In September 2016, the U.S. Food and Drug Administration (FDA) designated TXA709 a Qualified Infectious Disease Product (QIDP), a status that grants TAXIS regulatory incentives including eligibility for fast track designation, priority review, and five additional years of marketing exclusivity. Created under the Generating Antibiotics Incentives Now (GAIN) Act of 2012, the QIDP designation seeks to encourage the development of new antimicrobial drugs to combat the rising threat of multidrug-resistant bacteria.

Efflux Pump Inhibition

Our Efflux Pump Inhibitors (EPIs) represent a new drug class against Gram-negative multidrug-resistant (MDR) pathogens. Bacterial efflux pumps act like bilge pumps by flushing antibiotics out of the bacterial cell and are responsible for antibiotic resistance in many gram-negative strains. TAXIS Pharmaceuticals EPIs have shown that they can resurrect the activity, potency and effectiveness of multiple classes of antibiotics including Macrolides, Cephalosporins, Monobactams, Antimycobacterials, Tetracyclines, Fluoroquinolones and Sulfanomides. Current data reveals synergy with 28 currently approved and marketed antibiotics that no longer work or now require high doses to have any effect.

Efflux, or outward flow, is a process by which foreign substances are moved out of a cell. The process is controlled by transporters called efflux pumps, which are multi-protein complexes that span the bacterial cell membranes. As foreign compounds, such as antibiotics, penetrate the bacterial cell wall, the efflux pumps recognize them and pump them out. As a result, the antibiotics never reach sufficiently high concentrations inside the cell to kill the bacteria, thereby resulting in antibiotic resistance.

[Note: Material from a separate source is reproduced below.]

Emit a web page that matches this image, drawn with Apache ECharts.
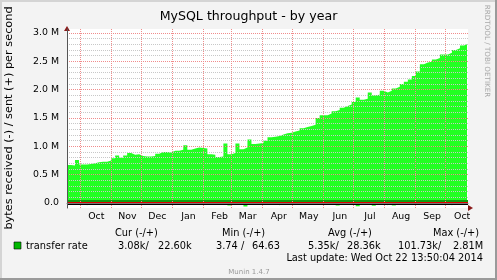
<!DOCTYPE html>
<html><head><meta charset="utf-8">
<script src="https://cdn.jsdelivr.net/npm/echarts@6/dist/echarts.min.js"></script>
<style>html,body{margin:0;padding:0;background:#f3f3f3}#c{width:497px;height:280px}</style>
</head><body><div id="c"></div>
<script>
// ---- data ----
const DAY = 86400000;
const axisStart = Date.UTC(2013, 8, 18, 6);
const axisEnd = Date.UTC(2014, 9, 23, 6);
const binDays = 4; // each value covers 4 days, starting at axisStart
const lastDay = 399;
const monthNames = ['Jan','Feb','Mar','Apr','May','Jun','Jul','Aug','Sep','Oct','Nov','Dec'];
// sent (+), in MB/s
const sentM = [
  0.67,0.66,0.76,0.68,0.68,0.69,0.70,0.72,0.73,0.73,
  0.75,0.79,0.84,0.80,0.84,0.88,0.85,0.86,0.83,0.82,
  0.82,0.83,0.87,0.90,0.90,0.89,0.92,0.92,0.94,1.02,
  0.94,0.96,0.98,0.97,0.96,0.86,0.85,0.81,0.82,1.05,
  0.86,0.88,1.05,0.95,0.98,1.12,1.04,1.05,1.06,1.10,
  1.16,1.17,1.18,1.21,1.23,1.24,1.26,1.28,1.32,1.34,
  1.36,1.38,1.50,1.55,1.55,1.58,1.62,1.64,1.68,1.71,
  1.74,1.78,1.86,1.82,1.84,1.95,1.90,1.91,1.98,1.95,
  1.98,2.02,2.05,2.10,2.14,2.18,2.24,2.32,2.45,2.48,
  2.49,2.53,2.56,2.62,2.62,2.65,2.70,2.73,2.78,2.80
];
// received (-), in kB/s
const recvK = [
  5,4,6,5,40,5,4,6,5,5,
  30,5,4,6,5,5,4,6,5,5,
  25,5,6,5,4,6,5,5,35,5,
  4,6,5,30,5,4,6,5,5,6,
  45,5,4,6,60,5,5,4,30,5,
  6,5,40,5,4,6,5,5,35,5,
  4,6,5,30,5,6,5,45,4,6,
  5,5,55,5,6,4,50,5,5,40,
  6,45,5,4,35,5,6,5,30,5,
  4,6,5,5,6,40,5,4,6,5
];
const legendName = 'transfer rate';
const statHeaders = ['Cur (-/+)','Min (-/+)','Avg (-/+)','Max (-/+)'];
const statRecv = ['3.08k/','3.74 /','5.35k/','101.73k/'];
const statSent = ['22.60k','64.63','28.36k','2.81M'];
const yTicks = [0, 500000, 1000000, 1500000, 2000000, 2500000, 3000000];

function stepData(arr, scale, sign) {
  const d = arr.map((v, i) => [axisStart + i * binDays * DAY, sign * v * scale]);
  d.push([axisStart + lastDay * DAY, sign * arr[arr.length - 1] * scale]);
  return d;
}

const FONT = 'DejaVu Sans';
const pink = '#f08c8c';
const minorGray = '#c8c8c8';
const chart = echarts.init(document.getElementById('c'));

const gX = 67, gW = 401;
const headX = [115, 222, 328, 433];
const recvX = [118, 216, 308, 398];
const sentX = [158, 252, 347, 453];

const graphics = [
  {type:'rect', shape:{x:0,y:0,width:497,height:2}, style:{fill:'#d4d4d4'}, silent:true},
  {type:'rect', shape:{x:0,y:0,width:2,height:280}, style:{fill:'#d4d4d4'}, silent:true},
  {type:'rect', shape:{x:495,y:0,width:2,height:280}, style:{fill:'#9a9a9a'}, silent:true},
  {type:'rect', shape:{x:0,y:278,width:497,height:2}, style:{fill:'#9a9a9a'}, silent:true},
  {type:'text', x:9, y:118, rotation:Math.PI/2, style:{text:'bytes received (-) / sent (+) per second', font:'11.3px "DejaVu Sans"', fill:'#000', textAlign:'center', textVerticalAlign:'middle'}},
  {type:'text', x:487, y:51, rotation:-Math.PI/2, style:{text:'RRDTOOL / TOBI OETIKER', font:'7.2px "DejaVu Sans"', fill:'#a8a8a8', textAlign:'center', textVerticalAlign:'middle'}},
  {type:'polygon', shape:{points:[[gX-3,31],[gX+3,31],[gX,26]]}, style:{fill:'#8b1a1a'}},
  {type:'polygon', shape:{points:[[gX+gW,205],[gX+gW,211],[gX+gW+5,208]]}, style:{fill:'#8b1a1a'}},
  {type:'rect', shape:{x:14,y:242,width:7,height:7}, style:{fill:'#00b800', stroke:'#000', lineWidth:0.6}},
  {type:'text', x:26, y:246, style:{text:legendName, font:'9.8px "DejaVu Sans"', fill:'#000', textVerticalAlign:'middle'}},
  {type:'text', x:483, y:258, style:{text:'Last update: Wed Oct 22 13:50:04 2014', font:'9.8px "DejaVu Sans"', fill:'#000', textAlign:'right', textVerticalAlign:'middle'}},
  {type:'text', x:249, y:272, style:{text:'Munin 1.4.7', font:'7px "DejaVu Sans"', fill:'#999', textAlign:'center', textVerticalAlign:'middle'}}
];
statHeaders.forEach((t,i)=>graphics.push({type:'text', x:headX[i], y:233, style:{text:t, font:'9.8px "DejaVu Sans"', fill:'#000', textVerticalAlign:'middle'}}));
statRecv.forEach((t,i)=>graphics.push({type:'text', x:recvX[i], y:246, style:{text:t, font:'9.8px "DejaVu Sans"', fill:'#000', textVerticalAlign:'middle'}}));
statSent.forEach((t,i)=>graphics.push({type:'text', x:sentX[i], y:246, style:{text:t, font:'9.8px "DejaVu Sans"', fill:'#000', textVerticalAlign:'middle'}}));

const option = {
  useUTC: true,
  animation: false,
  backgroundColor: '#f3f3f3',
  title: {text:'MySQL throughput - by year', left:'center', top:5, textStyle:{fontFamily:FONT, fontSize:12.6, fontWeight:'normal', color:'#000'}},
  grid: [
    {left:gX, top:29, width:gW, height:174, show:true, backgroundColor:'#fff', borderWidth:0},
    {left:gX, top:203, width:gW, height:5, show:true, backgroundColor:'#fff', borderWidth:0}
  ],
  xAxis: [
    {gridIndex:0, zlevel:1, type:'time', min:axisStart, max:axisEnd, splitNumber:13, minInterval:28*DAY, maxInterval:31*DAY,
     axisLine:{show:false}, axisTick:{show:false}, axisLabel:{show:false},
     splitLine:{show:true, showMinLine:false, showMaxLine:false, lineStyle:{color:pink, type:[1,1], width:1}}},
    {gridIndex:1, zlevel:1, type:'time', min:axisStart, max:axisEnd, splitNumber:13, minInterval:28*DAY, maxInterval:31*DAY,
     axisLine:{show:true, lineStyle:{color:'#777', width:1}}, axisTick:{show:false},
     axisLabel:{show:true, showMinLabel:false, showMaxLabel:false, hideOverlap:false, fontFamily:FONT, fontSize:9.4, color:'#000', margin:4, padding:[0,0,0,33],
       formatter:(v)=>monthNames[new Date(v).getUTCMonth()]},
     splitLine:{show:true, showMinLine:false, showMaxLine:false, lineStyle:{color:pink, type:[1,1], width:1}}}
  ],
  yAxis: [
    {gridIndex:0, zlevel:1, type:'value', min:0, max:3070000, interval:500000,
     axisLine:{show:true, lineStyle:{color:'#555'}}, axisTick:{show:false},
     axisLabel:{showMaxLabel:false, fontFamily:FONT, fontSize:9.4, color:'#000', margin:8,
       formatter:(v)=> yTicks.indexOf(v) < 0 ? '' : (v===0 ? '0.0' : (v/1e6).toFixed(1)+' M')},
     splitLine:{show:true, showMinLine:false, showMaxLine:false, lineStyle:{color:pink, type:[1,1]}},
     minorTick:{show:false, splitNumber:5},
     minorSplitLine:{show:true, lineStyle:{color:minorGray, type:[1,1]}}},
    {gridIndex:1, zlevel:1, type:'value', min:-88000, max:0,
     axisLine:{show:true, lineStyle:{color:'#555'}}, axisTick:{show:false}, axisLabel:{show:false}, splitLine:{show:false}}
  ],
  series: [
    {name:'sent', type:'line', xAxisIndex:0, yAxisIndex:0, step:'end', symbol:'none', silent:true,
     lineStyle:{width:0}, areaStyle:{color:'#22ff22', opacity:1}, data: stepData(sentM, 1e6, 1),
     markLine:{silent:true, symbol:'none', label:{show:false}, animation:false,
       data:[
         {yAxis:45000, lineStyle:{color:'#10a010', width:2, type:'solid'}},
         {yAxis:0, lineStyle:{color:'#e00000', width:2, type:'solid'}}
       ]}},
    {name:'received', type:'line', xAxisIndex:1, yAxisIndex:1, step:'end', symbol:'none', silent:true,
     lineStyle:{width:0}, areaStyle:{color:'#22ff22', opacity:1}, data: stepData(recvK, 1000, -1),
     markLine:{silent:true, symbol:'none', label:{show:false}, animation:false,
       data:[{yAxis:-18000, lineStyle:{color:'#000', width:1, type:'solid'}}]}}
  ],
  graphic: graphics
};
chart.setOption(option);
</script>
</body></html>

TAXIS is applying the Company’s technology and knowledge toward development of efflux pump inhibitors, or EPIs. This area of research involves reactivation of older, generic antibiotic drugs that are no longer effective because the Gram-negative pathogens they target have developed resistance against them due to the acquisition of efflux pumps.

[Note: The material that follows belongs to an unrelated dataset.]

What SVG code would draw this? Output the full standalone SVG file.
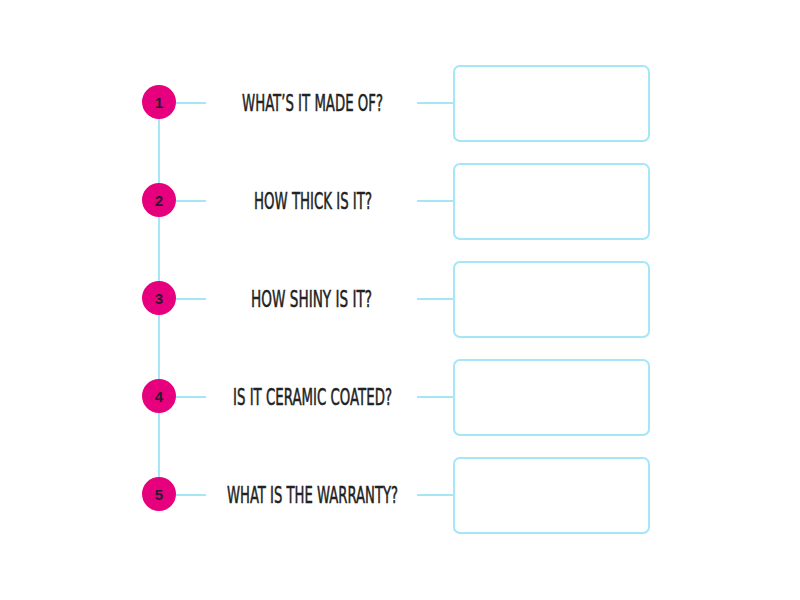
<svg xmlns="http://www.w3.org/2000/svg" width="800" height="600" viewBox="0 0 800 600">
<style>
.ln{stroke:#a6e6f7;stroke-width:2;fill:none}
.box{fill:#fff;stroke:#a6e6f7;stroke-width:2}
.dot{fill:#e6007e}
.num{font-family:"Liberation Sans",Arial,sans-serif;font-weight:bold;font-size:15px;fill:#2b1b2b;text-anchor:middle}
.q{font-family:"Liberation Sans Narrow","DejaVu Sans Condensed","Liberation Sans",sans-serif;font-stretch:condensed;font-size:23px;fill:#222;stroke:#222;stroke-width:0.5;text-anchor:middle}
</style>
<rect width="800" height="600" fill="#fff"/>
<g id="connectors">
<line class="ln" x1="159" y1="102" x2="159" y2="494"/>
<line class="ln" x1="176" y1="103" x2="206" y2="103"/>
<line class="ln" x1="417" y1="103" x2="453" y2="103"/>
<line class="ln" x1="176" y1="201" x2="206" y2="201"/>
<line class="ln" x1="417" y1="201" x2="453" y2="201"/>
<line class="ln" x1="176" y1="299" x2="206" y2="299"/>
<line class="ln" x1="417" y1="299" x2="453" y2="299"/>
<line class="ln" x1="176" y1="397" x2="206" y2="397"/>
<line class="ln" x1="417" y1="397" x2="453" y2="397"/>
<line class="ln" x1="176" y1="495" x2="206" y2="495"/>
<line class="ln" x1="417" y1="495" x2="453" y2="495"/>
</g>
<g id="node1">
<circle class="dot" cx="159" cy="102" r="17"/><text class="num" x="159" y="107.5">1</text>
<text class="q" x="312.5" y="111" textLength="141" lengthAdjust="spacingAndGlyphs">WHAT’S IT MADE OF?</text>
<rect class="box" x="454" y="66" width="195" height="75" rx="6"/>
</g>
<g id="node2">
<circle class="dot" cx="159" cy="200" r="17"/><text class="num" x="159" y="205.5">2</text>
<text class="q" x="313" y="209" textLength="118" lengthAdjust="spacingAndGlyphs">HOW THICK IS IT?</text>
<rect class="box" x="454" y="164" width="195" height="75" rx="6"/>
</g>
<g id="node3">
<circle class="dot" cx="159" cy="298" r="17"/><text class="num" x="159" y="303.5">3</text>
<text class="q" x="311.5" y="307" textLength="121" lengthAdjust="spacingAndGlyphs">HOW SHINY IS IT?</text>
<rect class="box" x="454" y="262" width="195" height="75" rx="6"/>
</g>
<g id="node4">
<circle class="dot" cx="159" cy="396" r="17"/><text class="num" x="159" y="401.5">4</text>
<text class="q" x="312.5" y="405" textLength="159" lengthAdjust="spacingAndGlyphs">IS IT CERAMIC COATED?</text>
<rect class="box" x="454" y="360" width="195" height="75" rx="6"/>
</g>
<g id="node5">
<circle class="dot" cx="159" cy="494" r="17"/><text class="num" x="159" y="499.5">5</text>
<text class="q" x="312.5" y="503" textLength="171" lengthAdjust="spacingAndGlyphs">WHAT IS THE WARRANTY?</text>
<rect class="box" x="454" y="458" width="195" height="75" rx="6"/>
</g>
</svg>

TAXIS has filed 13 patents arising from our EPI drug discovery program. Since the program’s initiation in 2014, the Company has identified multiple viable EPI candidate compounds, and expects to identify clinical candidates in 2019. The platform, which includes pathogen-specific as well as broad-spectrum EPI drug candidates, impacts a wide range of antibiotic classes, including macrolides, cephalosporins, monobactams, sulfanomides, tetracyclines, and fluoroquinolones. TAXIS’ investigational EPIs have exhibited potent synergy with 28 antibiotics thus far. The Company is developing pathogen-specific EPI candidates that target Pseudomonas aeruginosa, Klebsiella pneumoniae, Acinetobacter Baumannii, and Eschericchia coli species; one of these candidates, TXY9155, has demonstrated durable, validated in vivo efficacy in combination with a cephalosporin in a murine septicemia model of P. aeruginosa infection, and appears to potentiate multiple classes of antibiotics against this bacterial species.

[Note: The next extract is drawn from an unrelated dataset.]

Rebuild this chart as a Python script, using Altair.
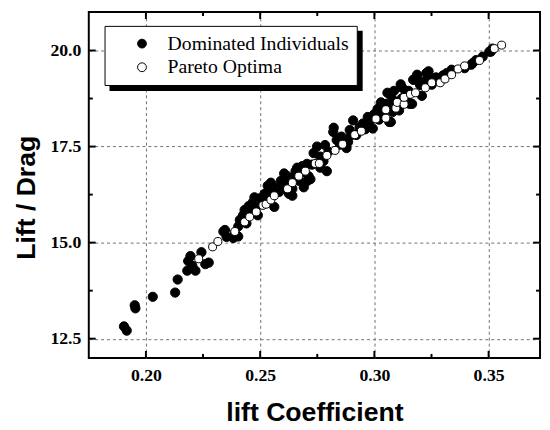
import altair as alt
import pandas as pd

# Dominated individuals (filled)
dom_x = [0.1904, 0.1916, 0.1951, 0.1954, 0.2030, 0.2128, 0.2139,
         0.2181, 0.2185, 0.2195, 0.2203, 0.2217, 0.2243, 0.2260, 0.2275,
         0.2346, 0.2353, 0.2339, 0.2382, 0.2389, 0.2404, 0.2404, 0.2411, 0.2425, 0.2440,
         0.2461, 0.2468, 0.2475, 0.2490, 0.2504, 0.2519, 0.2533, 0.2547, 0.2562, 0.2576,
         0.2591, 0.2619, 0.2626, 0.2641, 0.2655, 0.2669, 0.2684, 0.2691, 0.2712, 0.2727,
         0.2763, 0.2777, 0.2792, 0.2720, 0.2734, 0.2749, 0.2763, 0.2784, 0.2799, 0.2820,
         0.2822, 0.2835, 0.2856, 0.2878, 0.2892, 0.2907, 0.2921, 0.2950, 0.2971, 0.2993,
         0.3014, 0.3036, 0.3050, 0.3065, 0.3086, 0.3108, 0.3144, 0.3165,
         0.3122, 0.3137, 0.3172, 0.3187, 0.3208, 0.3237, 0.3251, 0.3288, 0.3316, 0.3338,
         0.3395, 0.3424, 0.3445, 0.3474, 0.3503, 0.3517, 0.3155, 0.3130, 0.3227, 0.3187, 0.3170,
         0.2432, 0.2450, 0.2483, 0.2497, 0.2512, 0.2540, 0.2555, 0.2583, 0.2598, 0.2605,
         0.2612, 0.2630, 0.2648, 0.2662, 0.2676, 0.2705, 0.2705, 0.2641, 0.2900, 0.3072,
         0.2850, 0.2870, 0.2885, 0.2935, 0.2960, 0.2980, 0.3000, 0.3020, 0.3040, 0.3060,
         0.3080, 0.3100, 0.3120, 0.3150, 0.3200, 0.3220, 0.3240, 0.3270, 0.3300,
         0.3115, 0.3086, 0.3273, 0.3057, 0.3072, 0.3029, 0.3430, 0.3510]
dom_y = [12.82, 12.71, 13.37, 13.29, 13.59, 13.70, 14.04,
         14.27, 14.52, 14.65, 14.40, 14.27, 14.75, 14.44, 14.48,
         15.33, 15.15, 15.29, 15.12, 15.25, 15.16, 15.42, 15.59, 15.71, 15.50,
         15.80, 16.05, 16.18, 15.71, 16.01, 16.27, 16.48, 16.56, 15.93, 16.44,
         16.61, 16.73, 16.27, 16.22, 16.86, 16.61, 16.99, 16.44, 16.73, 17.03,
         16.95, 17.12, 16.86, 16.65, 17.33, 17.50, 17.24, 17.54, 17.37, 17.88,
         17.99, 17.67, 17.76, 17.46, 17.93, 18.18, 17.80, 18.10, 18.27, 17.97,
         18.48, 18.27, 18.61, 18.14, 18.69, 18.44, 18.78, 18.61,
         19.03, 18.86, 19.24, 19.29, 18.82, 19.46, 19.11, 19.24, 19.41, 19.50,
         19.54, 19.63, 19.75, 19.84, 19.97, 20.05, 18.61, 18.65, 19.41, 19.37, 19.24,
         15.85, 15.95, 15.95, 16.15, 16.12, 16.35, 16.25, 16.32, 16.50, 16.80,
         16.40, 16.60, 16.70, 16.95, 16.80, 16.60, 17.05, 16.40, 17.80, 18.14,
         17.55, 17.70, 17.62, 18.00, 17.95, 18.15, 18.35, 18.20, 18.40, 18.50,
         18.40, 18.55, 18.75, 18.95, 19.10, 19.20, 19.30, 19.30, 19.35,
         19.12, 18.95, 19.24, 18.90, 18.82, 18.65, 19.67, 19.97]

# Pareto optima (open)
par_x = [0.2231, 0.2292, 0.2315, 0.2389, 0.2432, 0.2454, 0.2483, 0.2512, 0.2526, 0.2547,
         0.2562, 0.2620, 0.2641, 0.2669, 0.2698, 0.2749, 0.2741, 0.2759, 0.2792, 0.2828,
         0.2861, 0.2914, 0.2943, 0.3007, 0.3050, 0.3050, 0.3094, 0.3100, 0.3130, 0.3130,
         0.3158, 0.3180, 0.3223, 0.3251, 0.3288, 0.3309, 0.3338, 0.3366, 0.3395, 0.3460,
         0.3525, 0.3557]
par_y = [14.58, 14.89, 15.03, 15.29, 15.54, 15.67, 15.80, 15.97, 16.00, 16.11,
         16.22, 16.40, 16.56, 16.73, 16.86, 17.07, 17.06, 17.06, 17.27, 17.40,
         17.56, 17.81, 17.90, 18.22, 18.24, 18.46, 18.50, 18.65, 18.60, 18.78,
         18.86, 18.90, 19.03, 19.16, 19.16, 19.26, 19.37, 19.52, 19.60, 19.74,
         20.05, 20.14]

groups = ["Dominated Individuals", "Pareto Optima"]

x_major = [0.20, 0.25, 0.30, 0.35]
x_minor = [0.225, 0.275, 0.325]
y_major = [12.5, 15.0, 17.5, 20.0]
y_minor = [13.75, 16.25, 18.75]

W, H = 458, 351
MAJ, MIN = 7, 4

points = pd.DataFrame({
    "x": dom_x + par_x,
    "y": dom_y + par_y,
    "group": [groups[0]] * len(dom_x) + [groups[1]] * len(par_x),
})

xscale = alt.Scale(domain=[0.175, 0.3725], nice=False, zero=False)
yscale = alt.Scale(domain=[12, 21], nice=False, zero=False)

xaxis = alt.Axis(title="lift Coefficient", values=x_major, format=".2f",
                 labelPadding=9, titlePadding=16)
yaxis = alt.Axis(title="Lift / Drag", values=y_major, format=".1f",
                 labelPadding=8, titlePadding=10, titleY=188)

pts = alt.Chart(points).mark_circle(
    stroke="black", strokeWidth=1, opacity=1
).encode(
    x=alt.X("x:Q", scale=xscale, axis=xaxis),
    y=alt.Y("y:Q", scale=yscale, axis=yaxis),
    fill=alt.Fill("group:N", scale=alt.Scale(domain=groups, range=["black", "white"]),
                  legend=alt.Legend(title=None, orient="none", legendX=16, legendY=14,
                                    strokeColor="black", fillColor="white",
                                    padding=8, rowPadding=4, symbolOffset=20,
                                    labelOffset=16, labelLimit=400,
                                    labelFont="Liberation Serif", labelFontSize=20,
                                    labelColor="black", symbolSize=80,
                                    symbolType="circle", symbolStrokeColor="black",
                                    symbolStrokeWidth=1)),
    size=alt.condition("datum.group == 'Pareto Optima'", alt.value(66), alt.value(88)),
    order=alt.Order("ord:Q"),
).transform_calculate(ord="datum.group == 'Pareto Optima' ? 1 : 0")

shadow = alt.Chart(pd.DataFrame({"k": [0]})).mark_rect(color="black").encode(
    x=alt.value(21), x2=alt.value(278), y=alt.value(19), y2=alt.value(80)
)


def xticks(vals, length):
    df = pd.DataFrame({"x": vals})
    b = alt.Chart(df).mark_rule(color="black", strokeWidth=2).encode(
        x=alt.X("x:Q", scale=xscale, axis=xaxis), y=alt.value(H), y2=alt.value(H - length))
    t = alt.Chart(df).mark_rule(color="black", strokeWidth=2).encode(
        x=alt.X("x:Q", scale=xscale, axis=xaxis), y=alt.value(0), y2=alt.value(length))
    return [b, t]


def yticks(vals, length):
    df = pd.DataFrame({"y": vals})
    l = alt.Chart(df).mark_rule(color="black", strokeWidth=2).encode(
        y=alt.Y("y:Q", scale=yscale, axis=yaxis), x=alt.value(0), x2=alt.value(length))
    r = alt.Chart(df).mark_rule(color="black", strokeWidth=2).encode(
        y=alt.Y("y:Q", scale=yscale, axis=yaxis), x=alt.value(W), x2=alt.value(W - length))
    return [l, r]


layers = [shadow, pts] + xticks(x_major, MAJ) + xticks(x_minor, MIN) + \
    yticks(y_major, MAJ) + yticks(y_minor, MIN)

chart = alt.layer(*layers).properties(
    width=W, height=H,
    autosize=alt.AutoSizeParams(type="none"),
    padding={"left": 82, "top": 1, "right": 2, "bottom": 68},
    background="white",
).configure_view(
    stroke="black", strokeWidth=2
).configure_axis(
    ticks=False, domain=False, grid=True,
    gridColor="#707070", gridDash=[3, 3], gridWidth=1,
    labelFont="Liberation Serif", labelFontWeight="bold", labelFontSize=18,
    labelColor="black",
    titleFont="Liberation Sans", titleFontWeight="bold", titleFontSize=27,
    titleColor="black",
)

chart.save("out.html", embed_options={"renderer": "svg", "actions": False})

TAXIS was recently awarded $3.2M, with potential for an additional $11.4 million, of non-dilutive funding from CARB-X. This Award is a validation of our technology, Team and drug discovery expertise. Our synergistic EPI candidates may similarly revive the commercial prospects of a host of branded antibiotics, enabling the re-introduction of these agents as EPI-based combination products, thereby extending their product lifecycles. Additionally, our synergistic EPI candidates can facilitate research and development efforts by enabling significantly lower antibiotic doses to achieve a therapeutic effect, thereby addressing the problem of dose-related toxicity.